Normally, light beams pass through each other without any effect. However, writing in Nature Physics, scientists were able to observe the effect of a single photon on a separate beam of light.

They cooled atoms of the element rubidium to one millionth of a degree above absolute zero, before firing a single photon at them. This photon then becomes 'entangled' with the atoms, altering their refractive index.

As a result, a beam of light subsequently fired at the atoms undergoes a 'phase shift' - a shift in the location of the peaks and troughs of the light waves but not their size or frequency.

This effect is very subtle but, crucially, is still measurable. Aephraim hopes that it will lead to the building of an all-quantum logic gate, allowing the crucial interaction between light signals which was previously unachievable.

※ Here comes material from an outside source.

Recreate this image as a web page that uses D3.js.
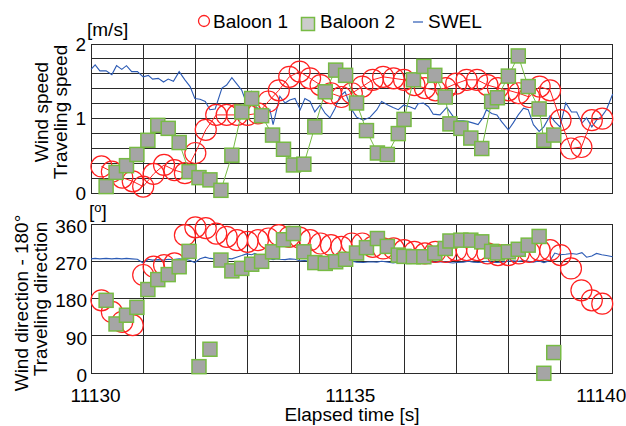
<!DOCTYPE html>
<html>
<head>
<meta charset="utf-8">
<script src="https://cdn.jsdelivr.net/npm/d3@7.9.0/dist/d3.min.js"></script>
<style>
  body { margin: 0; background: #fff; }
  svg { display: block; font-family: "Liberation Sans", Arial, sans-serif; }
</style>
</head>
<body>
<svg id="chart" width="626" height="426"></svg>
<script>
// tick labels
const timeTicks = [11130, 11135, 11140];
const speedTicks = [0, 1, 2];
const dirTicks = [0, 90, 180, 270, 360];
const seriesNames = ['Baloon 1', 'Baloon 2', 'SWEL'];

// Baloon 1
const b1Time = [11130.2, 11130.4, 11130.6, 11130.8, 11131.0, 11131.2, 11131.4, 11131.6, 11131.8, 11132.0,
  11132.2, 11132.4, 11132.6, 11132.8, 11133.0, 11133.2, 11133.4, 11133.6, 11133.8, 11134.0,
  11134.2, 11134.4, 11134.6, 11134.8, 11135.0, 11135.2, 11135.4, 11135.6, 11135.8, 11136.0,
  11136.2, 11136.4, 11136.6, 11136.8, 11137.0, 11137.2, 11137.4, 11137.6, 11137.8, 11138.0,
  11138.2, 11138.4, 11138.6, 11138.8, 11139.0, 11139.2, 11139.4, 11139.6, 11139.8];
const b1Speed = [0.36, 0.29, 0.21, 0.16, 0.09, 0.26, 0.38, 0.31, 0.27, 0.54,
  0.85, 1.05, 1.05, 1.05, 1.05, 1.07, 1.23, 1.38, 1.56, 1.63,
  1.54, 1.45, 1.34, 1.29, 1.34, 1.43, 1.52, 1.56, 1.54, 1.52,
  1.45, 1.41, 1.38, 1.41, 1.47, 1.52, 1.52, 1.45, 1.41, 1.38,
  1.34, 1.29, 1.43, 1.38, 0.98, 0.60, 0.62, 0.98, 1.00];
const b1Dir = [176, 148, 124, 116, 237, 257, 261, 265, 333, 352,
  350, 337, 329, 321, 317, 321, 325, 333, 329, 327,
  321, 313, 309, 305, 313, 313, 305, 301, 301, 297,
  293, 289, 293, 293, 297, 297, 297, 289, 285, 285,
  289, 293, 297, 297, 285, 253, 200, 176, 168];

// Baloon 2
const b2Time = [11130.29, 11130.48, 11130.68, 11130.88, 11131.09, 11131.28, 11131.48, 11131.69, 11131.88, 11132.07,
  11132.28, 11132.49, 11132.70, 11132.89, 11133.08, 11133.27, 11133.48, 11133.69, 11133.88, 11134.08,
  11134.29, 11134.49, 11134.69, 11134.88, 11135.09, 11135.28, 11135.49, 11135.68, 11135.89, 11136.00,
  11136.18, 11136.38, 11136.59, 11136.79, 11136.88, 11137.09, 11137.28, 11137.49, 11137.68, 11137.79,
  11138.00, 11138.19, 11138.38, 11138.59, 11138.68, 11138.87];
const b2Speed = [0.09, 0.28, 0.37, 0.52, 0.71, 0.91, 0.87, 0.68, 0.29, 0.21,
  0.18, 0.04, 0.51, 1.09, 1.27, 1.04, 0.78, 0.59, 0.38, 0.39,
  0.89, 1.36, 1.65, 1.58, 1.21, 0.84, 0.54, 0.52, 0.80, 0.99,
  1.52, 1.70, 1.58, 1.29, 0.93, 0.87, 0.74, 0.60, 1.23, 1.28,
  1.57, 1.84, 1.43, 1.13, 0.71, 0.78];
const b2Dir = [176, 119, 140, 159, 202, 226, 238, 257, 294, 16,
  58, 273, 247, 253, 263, 270, 293, 322, 337, 293,
  267, 265, 269, 275, 290, 303, 325, 306, 285, 282,
  281, 281, 290, 301, 319, 321, 321, 317, 294, 290,
  293, 299, 309, 330, 0, 50];

// SWEL
const swelTime = [11130.00, 11130.08, 11130.17, 11130.29, 11130.40, 11130.49, 11130.59, 11130.68, 11130.78, 11130.89,
  11131.00, 11131.10, 11131.18, 11131.29, 11131.39, 11131.48, 11131.58, 11131.69, 11131.80, 11131.90, 11131.99,
  11132.09, 11132.19, 11132.28, 11132.38, 11132.51, 11132.60, 11132.70, 11132.79, 11132.89, 11132.98,
  11133.08, 11133.14, 11133.24, 11133.34, 11133.43, 11133.49, 11133.56, 11133.62, 11133.72, 11133.81, 11133.91,
  11134.01, 11134.10, 11134.20, 11134.29, 11134.39, 11134.49, 11134.58, 11134.68, 11134.77, 11134.87,
  11135.00, 11135.09, 11135.22, 11135.35, 11135.48, 11135.57, 11135.70, 11135.79, 11135.89, 11135.99,
  11136.11, 11136.21, 11136.27, 11136.37, 11136.47, 11136.56, 11136.69, 11136.82, 11136.94,
  11137.01, 11137.14, 11137.23, 11137.33, 11137.42, 11137.52, 11137.58, 11137.68, 11137.78, 11137.87,
  11138.00, 11138.09, 11138.19, 11138.29, 11138.38, 11138.48, 11138.59, 11138.68, 11138.80, 11138.89, 11138.99,
  11139.10, 11139.21, 11139.31, 11139.41, 11139.50, 11139.60, 11139.69, 11139.79, 11139.88,
  11140.00];
const swelSpeed = [1.66, 1.72, 1.64, 1.64, 1.59, 1.71, 1.66, 1.71, 1.63, 1.63,
  1.56, 1.58, 1.53, 1.54, 1.49, 1.53, 1.50, 1.63, 1.52, 1.43, 1.27,
  1.26, 1.23, 1.12, 1.13, 1.41, 1.45, 1.55, 1.47, 1.38, 1.21,
  1.36, 1.16, 1.13, 1.07, 1.12, 0.92, 1.12, 1.30, 1.21, 1.25, 1.27,
  1.12, 1.27, 1.23, 1.09, 1.18, 1.07, 1.01, 1.14, 1.30, 1.36,
  1.12, 1.02, 0.98, 1.02, 1.12, 1.23, 1.18, 1.15, 1.12, 1.18,
  1.16, 1.13, 1.20, 1.21, 1.16, 1.06, 1.05, 1.15, 1.03,
  0.97, 0.97, 0.96, 0.94, 0.92, 1.02, 1.12, 1.07, 1.05, 0.96,
  0.85, 0.94, 1.05, 1.14, 1.12, 0.92, 0.83, 0.89, 1.04, 0.96, 0.89,
  1.21, 1.09, 1.09, 0.94, 1.01, 0.89, 0.98, 1.03, 1.12,
  1.33];
const swelDir = [276, 277, 276, 277, 276, 277, 276, 277, 276, 275,
  266, 275, 273, 274, 273, 275, 274, 276, 275, 272, 267,
  276, 280, 277, 276, 275, 277, 276, 280, 284, 288,
  286, 289, 283, 277, 276, 274, 276, 275, 274, 276, 275,
  271, 272, 270, 271, 272, 270, 271, 273, 271, 270,
  270, 268, 267, 269, 268, 270, 268, 266, 268, 267,
  270, 268, 267, 268, 270, 268, 269, 268, 266,
  267, 268, 270, 268, 267, 268, 270, 268, 267, 268,
  270, 271, 270, 272, 270, 268, 271, 267, 272, 290, 286,
  287, 289, 287, 291, 280, 283, 289, 286, 284,
  281];

const red = '#ff2020';
const green = '#77bb44';
const blue = '#2c5bb5';

const svg = d3.select('#chart');
const x = d3.scaleLinear().domain([11130, 11140]).range([91, 612.7]);
const ySpeed = d3.scaleLinear().domain([0, 2]).range([193.3, 44]);
const yDir = d3.scaleLinear().domain([0, 360]).range([373.3, 224]);

const pts = (ts, vs) => ts.map((t, i) => ({ t, v: vs[i] }));

// the speed panel joins the markers, the direction panel only plots them
function drawPanel(y, gridVals, s1, s2, s3, joined) {
  const g = svg.append('g');
  const [y0, y1] = y.range();

  g.selectAll('.hg').data(gridVals).join('line')
    .attr('x1', x.range()[0]).attr('x2', x.range()[1])
    .attr('y1', d => y(d)).attr('y2', d => y(d))
    .attr('stroke', '#2a2a2a').attr('stroke-width', 1)
    .attr('shape-rendering', 'crispEdges');
  g.selectAll('.vg').data(x.ticks(10)).join('line')
    .attr('x1', d => x(d)).attr('x2', d => x(d))
    .attr('y1', y1).attr('y2', y0)
    .attr('stroke', '#2a2a2a').attr('stroke-width', 1)
    .attr('shape-rendering', 'crispEdges');

  const line = d3.line().x(d => x(d.t)).y(d => y(d.v));

  g.append('path').datum(s3).attr('d', line)
    .attr('fill', 'none').attr('stroke', blue).attr('stroke-width', 1.1);

  if (joined) {
    g.append('path').datum(s1).attr('d', line)
      .attr('fill', 'none').attr('stroke', red).attr('stroke-width', 1);
  }
  g.selectAll('circle').data(s1).join('circle')
    .attr('cx', d => x(d.t)).attr('cy', d => y(d.v)).attr('r', 10.5)
    .attr('fill', 'none').attr('stroke', red).attr('stroke-width', 1.2);

  if (joined) {
    g.append('path').datum(s2).attr('d', line)
      .attr('fill', 'none').attr('stroke', green).attr('stroke-width', 1);
  }
  g.selectAll('rect').data(s2).join('rect')
    .attr('x', d => x(d.t) - 7).attr('y', d => y(d.v) - 7)
    .attr('width', 14).attr('height', 14)
    .attr('fill', '#a5a5a5').attr('stroke', green).attr('stroke-width', 1.5);
}

drawPanel(ySpeed, ySpeed.ticks(10),
  pts(b1Time, b1Speed), pts(b2Time, b2Speed), pts(swelTime, swelSpeed), true);
drawPanel(yDir, dirTicks,
  pts(b1Time, b1Dir), pts(b2Time, b2Dir), pts(swelTime, swelDir), false);

// axes
const styleAxis = sel => {
  sel.select('.domain').remove();
  sel.selectAll('text').attr('font-size', 19).attr('fill', '#000')
    .attr('font-family', '"Liberation Sans", Arial, sans-serif');
};

svg.append('g').attr('transform', 'translate(91,0)')
  .call(d3.axisLeft(ySpeed).tickValues(speedTicks).tickSize(0).tickPadding(5).tickFormat(d3.format('d')))
  .call(styleAxis);

svg.append('g').attr('transform', 'translate(91,2)')
  .call(d3.axisLeft(yDir).tickValues(dirTicks).tickSize(0).tickPadding(4).tickFormat(d3.format('d')))
  .call(styleAxis);

const xAxis = svg.append('g').attr('transform', 'translate(0,373.3)')
  .call(d3.axisBottom(x).tickValues(timeTicks).tickSize(0).tickPadding(15).tickFormat(d3.format('d')))
  .call(styleAxis);
xAxis.selectAll('text')
  .attr('dx', (d, i) => [4, -2, 13][i])
  .attr('text-anchor', (d, i) => i === 2 ? 'end' : 'middle');

// units
svg.append('text').attr('x', 87).attr('y', 36).attr('font-size', 19).text('[m/s]');
const deg = svg.append('text').attr('x', 89).attr('y', 218).attr('font-size', 19);
deg.append('tspan').text('[');
deg.append('tspan').attr('font-size', 13).attr('dy', -6).text('o');
deg.append('tspan').attr('dy', 6).text(']');

// axis titles
const vTitle = (txt, xb, yc) => svg.append('text')
  .attr('transform', `translate(${xb},${yc}) rotate(-90)`)
  .attr('text-anchor', 'middle').attr('font-size', 19).text(txt);
vTitle('Wind speed', 48, 112);
vTitle('Traveling speed', 67, 112);
vTitle('Wind direction - 180°', 28, 303);
vTitle('Traveling direction', 47, 299);

svg.append('text').attr('x', 352).attr('y', 421)
  .attr('text-anchor', 'middle').attr('font-size', 19).text('Elapsed time [s]');

// legend
const lg = svg.append('g');
lg.append('circle').attr('cx', 204).attr('cy', 21).attr('r', 5.5)
  .attr('fill', 'none').attr('stroke', red).attr('stroke-width', 1.3);
lg.append('text').attr('x', 213).attr('y', 28).attr('font-size', 19).text(seriesNames[0]);
lg.append('rect').attr('x', 301.5).attr('y', 17.5).attr('width', 13).attr('height', 13)
  .attr('fill', '#cccccc').attr('stroke', green).attr('stroke-width', 1.5);
lg.append('text').attr('x', 320).attr('y', 28).attr('font-size', 19).text(seriesNames[1]);
lg.append('line').attr('x1', 413).attr('x2', 423).attr('y1', 22).attr('y2', 22)
  .attr('stroke', blue).attr('stroke-width', 1.2);
lg.append('text').attr('x', 428).attr('y', 28).attr('font-size', 19).text(seriesNames[2]);
</script>
</body>
</html>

"To build technologies like optical quantum computers, you want your beams to talk to one another. That's never been done before using a single photon."

Rather than receiving electrical signals, a quantum logic gate would take these single photons as inputs, and then use the subsequent beam of light to 'process' the information supplied by the photons.

Aephraim's work also has implications for the study of optics - the physics of light - as a whole.

"Most of what light does is so well understood that you wouldn't think of it as a field of modern research. But two big exceptions are, 'What happens when you deal with light one particle at a time?' and 'What happens when there are media like our cold atoms that allow different light beams to interact with each other?'"

These two questions have never been studied simultaneously, he says, until now.